Provided data:

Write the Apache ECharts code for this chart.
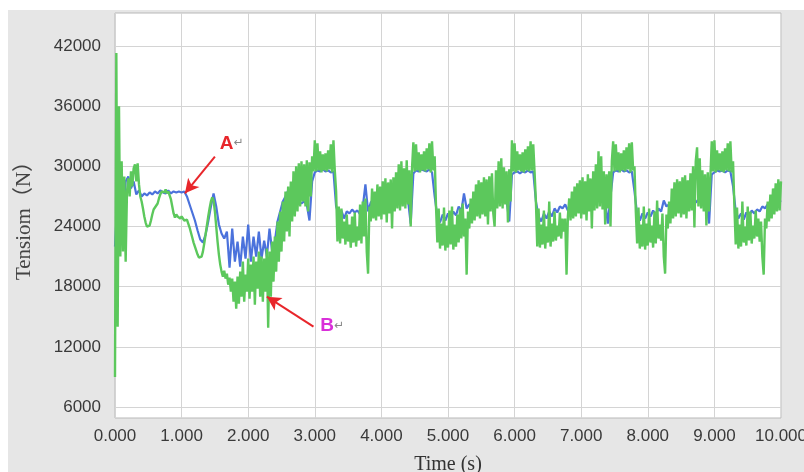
<!DOCTYPE html>
<html><head><meta charset="utf-8">
<script src="https://cdn.jsdelivr.net/npm/echarts@6/dist/echarts.min.js"></script>
<style>html,body{margin:0;padding:0;background:#fff}#c{width:804px;height:472px}</style>
</head><body><div id="c"></div>
<script>
// ---- axis ticks ----
const yTicks = [6000, 12000, 18000, 24000, 30000, 36000, 42000];
const xTickStep = 1;
const xLabelDecimals = 3;

// ---- green series (sample every 0.02 s), one array per second ----
const greenDt = 0.02;
const greenS0 = [9000,41300,14000,36000,21000,30500,21500,29000,20500,27500,
28800,27000,29500,28000,29800,30200,28500,30300,28200,27000,
26500,25800,25000,24400,24000,23900,24100,24600,25200,25700,
25900,26000,26300,26800,27200,27500,27600,27400,27700,27300,
27500,27100,26700,26000,25300,24900,25200,25000,25100,24800];
const greenS1 = [25000,24800,24600,24500,24700,24300,23900,23400,22900,22400,
22000,21600,21200,20900,20800,21000,21500,22300,23200,24100,
25000,25800,26500,26900,26600,25500,24000,22500,21200,20200,
19500,19000,19600,18800,19300,18200,18900,17500,18800,16500,
18500,15800,19000,16300,19500,17000,20500,16500,19200,17500];
const greenS2 = [20800,16800,20200,17500,21000,16200,20500,17800,21500,17000,
21000,16500,20800,17500,21800,13900,21500,17000,22500,18500,
23000,19500,24500,20500,25500,21500,26500,22500,27500,23500,
28000,23000,28500,24500,29500,25000,30000,25500,30300,26000,
30500,26500,30200,26000,30600,25500,30400,27000,31000,29500];
const greenS3 = [32600,29500,32300,29600,31500,29400,31200,29600,31300,29500,
31600,29700,32200,29400,32600,29600,27500,22500,26000,22300,
25800,22800,24500,22200,25200,22500,24200,21900,25000,22400,
25400,22000,24000,22600,26200,22300,26500,23000,26800,21500,
19300,26000,24500,27800,24800,27500,24600,28200,25000,28000];
const greenS4 = [24700,28500,25200,28800,24400,28400,25300,28700,23800,28900,
25500,29400,25800,30200,25600,30500,26000,29800,25800,30600,
26200,29600,24000,29800,32400,29500,32200,29600,31400,29400,
31200,29600,31500,29500,31800,29700,32300,29400,32500,29600,
31000,26000,22400,25800,21800,24300,22100,25900,21600,24100];
const greenS5 = [21900,25600,22200,26000,21700,24200,22000,25200,22400,25800,
22800,26300,23000,24800,19200,25500,23800,26800,24300,27500,
24600,28200,25000,28600,24800,28400,25200,28900,25000,28700,
24200,29000,25500,29300,25300,24000,29600,25800,30500,26000,
30800,25800,29900,26200,29500,24400,29700,26500,32600,29500];
const greenS6 = [32300,29400,31500,29600,31200,29500,31400,29400,31700,29600,
32000,29500,32500,29600,32200,29400,26500,22000,25800,21900,
24200,22200,25600,21800,24000,22400,26500,22000,24300,22500,
25500,22600,24100,23000,25400,22800,24800,23500,24800,19200,
25000,26800,24600,27500,24800,28000,25000,28300,25300,28600];
const greenS7 = [24800,28900,25200,28500,24600,29200,25500,28800,23800,29500,
25600,30200,25800,31500,26000,31000,25700,29500,24200,29200,
25800,29500,24000,30500,32500,29500,32200,29600,31400,29400,
31300,29600,31600,29500,31900,29700,32300,29400,32400,29600,
30000,25500,22300,25900,21800,24200,22000,26000,21700,24300];
const greenS8 = [22100,25800,22400,24100,21900,25500,22300,26600,22800,24200,
22600,25300,21000,19300,25200,23800,26500,24300,27800,24800,
28400,25000,28700,25300,28500,24900,28900,25200,29100,24800,
28600,25500,29300,25600,30000,23900,30500,31900,26000,30800,
25800,29600,25500,29200,24100,29400,25500,29000,32500,29500];
const greenS9 = [32600,29400,31600,29600,31300,29500,31500,29400,31800,29600,
32300,29500,32500,29400,30500,26000,22200,25900,21800,24200,
22000,26500,22400,24000,22100,26000,22600,25500,22300,24100,
22800,25600,23000,24800,22500,24500,21000,19200,24800,23800,
26500,24500,27200,24800,27800,25200,28300,25500,28700,25600,
28500];

// ---- blue series (sample every 0.04 s), one array per second ----
const blueDt = 0.04;
const blueS0 = [22000,27000,25000,24500,28500,29000,27800,28500,27200,27600,27000,27300,27100,27400,27200,27500,27300,27600,27400,27300,27600,27300,27500,27400,27500];
const blueS1 = [27400,27500,27000,26200,25400,24600,23600,22700,22400,23200,24500,26000,27300,26000,24200,23300,22800,23500,19900,23800,20500,22500,20000,23000,20800];
const blueS2 = [24200,20500,23000,21000,23500,20800,22600,21000,23800,21500,22500,24500,25500,26500,27000,27600,27200,27800,27500,26600,26300,26500,26200,24600,28500];
const blueS3 = [29400,29600,29500,29700,29500,29600,29400,29500,26000,25200,25600,24800,25500,25300,25700,25400,25600,25200,25900,28200,25500,26400,26700,26500,26800];
const blueS4 = [26500,26700,26400,26800,26600,26900,26600,26800,26500,26700,26600,24300,29300,29600,29500,29700,29600,29500,29700,29400,27000,25000,24400,25200,24600];
const blueS5 = [25300,24800,25500,25100,26000,25500,27300,25800,26200,26000,26400,26200,26500,26300,26600,26400,26500,26300,26600,26400,26700,26500,26600,24500,29200];
const blueS6 = [29400,29500,29300,29500,29400,29600,29400,29500,26500,25000,24500,25300,24800,25500,25000,25800,25400,26000,25800,26200,25600,26300,26100,26400,26200];
const blueS7 = [26500,26300,26600,26400,26700,26500,26800,26600,26700,26500,24300,27000,29400,29600,29500,29700,29500,29600,29400,29500,27500,25200,24600,25300,24800];
const blueS8 = [25400,25000,25600,25200,25800,25500,26600,26000,26200,26400,26200,26500,26300,26600,26400,26700,26500,26600,26400,26700,26500,26600,26400,24300,29200];
const blueS9 = [29400,29600,29500,29600,29400,29600,29500,28000,25500,24800,25300,24700,25400,25000,25600,25300,25700,25500,26000,25800,26200,26400,26300,26500,26400,26600];

// ---- annotations (data coordinates) ----
const annotA = { text: 'A', from: [1.50, 30965], to: [1.05, 27314], at: [1.75, 32300] };
const annotB = { text: 'B', from: [2.98, 14007], to: [2.28, 17000], at: [3.26, 14127] };

const greenVals = [].concat(greenS0, greenS1, greenS2, greenS3, greenS4, greenS5, greenS6, greenS7, greenS8, greenS9);
const blueVals = [].concat(blueS0, blueS1, blueS2, blueS3, blueS4, blueS5, blueS6, blueS7, blueS8, blueS9);
const greenData = greenVals.map((v, i) => [+(i * greenDt).toFixed(2), v]);
const blueData = blueVals.map((v, i) => [+(i * blueDt).toFixed(2), v]);

const chart = echarts.init(document.getElementById('c'), null, { renderer: 'canvas' });
const option = {
  backgroundColor: '#e6e6e6',
  animation: false,
  graphic: [
    { type: 'rect', left: 0, top: 0, shape: { width: 804, height: 10 }, style: { fill: '#ffffff' }, silent: true },
    { type: 'rect', left: 0, top: 0, shape: { width: 8, height: 472 }, style: { fill: '#ffffff' }, silent: true }
  ],
  grid: { left: 115, right: 23, top: 13, bottom: 54, outerBoundsMode: 'none', containLabel: false,
          show: true, backgroundColor: '#ffffff', borderColor: '#b8b8b8', borderWidth: 1 },
  xAxis: {
    type: 'value', min: 0, max: 10, interval: xTickStep,
    axisLine: { show: false }, axisTick: { show: false },
    axisLabel: { formatter: v => v.toFixed(xLabelDecimals), color: '#3a3a3a', fontSize: 17, fontFamily: 'Liberation Sans', margin: 10, showMaxLabel: true },
    splitLine: { show: true, lineStyle: { color: '#d4d4d4', width: 1 } },
    name: 'Time (s)', nameLocation: 'middle', nameGap: 37,
    nameTextStyle: { fontFamily: 'Liberation Serif', fontSize: 20, color: '#333' }
  },
  yAxis: {
    type: 'value', min: 4900, max: 45300,
    axisLine: { show: false },
    axisTick: { show: false, customValues: yTicks },
    axisLabel: { customValues: yTicks, formatter: v => String(v), color: '#3a3a3a', fontSize: 17, fontFamily: 'Liberation Sans', margin: 14 },
    splitLine: { show: true, lineStyle: { color: '#d4d4d4', width: 1 } },
    name: 'Tensiom（N）', nameLocation: 'middle', nameGap: 80, nameRotate: 90,
    nameTextStyle: { fontFamily: "'Liberation Serif','Noto Sans CJK SC',serif", fontSize: 21, color: '#444' }
  },
  series: [
    {
      type: 'line', data: blueData, showSymbol: false, symbol: 'none', z: 2,
      lineStyle: { color: '#4b72dc', width: 2.2 }, itemStyle: { color: '#4b72dc' }, silent: true
    },
    {
      type: 'line', data: greenData, showSymbol: false, symbol: 'none', z: 3,
      lineStyle: { color: '#5cc85c', width: 2.4 }, itemStyle: { color: '#5cc85c' }, silent: true,
      markLine: {
        silent: true, symbol: ['none', 'arrow'], symbolSize: [11, 14], animation: false,
        label: { show: false },
        lineStyle: { color: '#e8262b', width: 2, type: 'solid' },
        emphasis: { disabled: true },
        data: [
          [{ coord: annotA.from }, { coord: annotA.to }],
          [{ coord: annotB.from }, { coord: annotB.to }]
        ]
      },
      markPoint: {
        silent: true, symbol: 'rect', symbolSize: 1, itemStyle: { color: 'rgba(0,0,0,0)' },
        animation: false,
        label: {
          show: true, position: 'inside',
          rich: {
            a: { color: '#e8262b', fontWeight: 'bold', fontSize: 19, fontFamily: 'Liberation Sans' },
            b: { color: '#d92fd9', fontWeight: 'bold', fontSize: 19, fontFamily: 'Liberation Sans' },
            r: { color: '#888', fontSize: 12, fontFamily: 'DejaVu Sans' }
          }
        },
        data: [
          { coord: annotA.at, label: { formatter: '{a|' + annotA.text + '}{r|↵}' } },
          { coord: annotB.at, label: { formatter: '{b|' + annotB.text + '}{r|↵}' } }
        ]
      }
    }
  ]
};
chart.setOption(option);
</script>
</body></html>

Short task: Everything from the first line to the line with "const xLabelDecimals = 3;" must be repeated exactly, and nothing else. Leave the pictures out.

Written response:
Write the Apache ECharts code for this chart.
<!DOCTYPE html>
<html><head><meta charset="utf-8">
<script src="https://cdn.jsdelivr.net/npm/echarts@6/dist/echarts.min.js"></script>
<style>html,body{margin:0;padding:0;background:#fff}#c{width:804px;height:472px}</style>
</head><body><div id="c"></div>
<script>
// ---- axis ticks ----
const yTicks = [6000, 12000, 18000, 24000, 30000, 36000, 42000];
const xTickStep = 1;
const xLabelDecimals = 3;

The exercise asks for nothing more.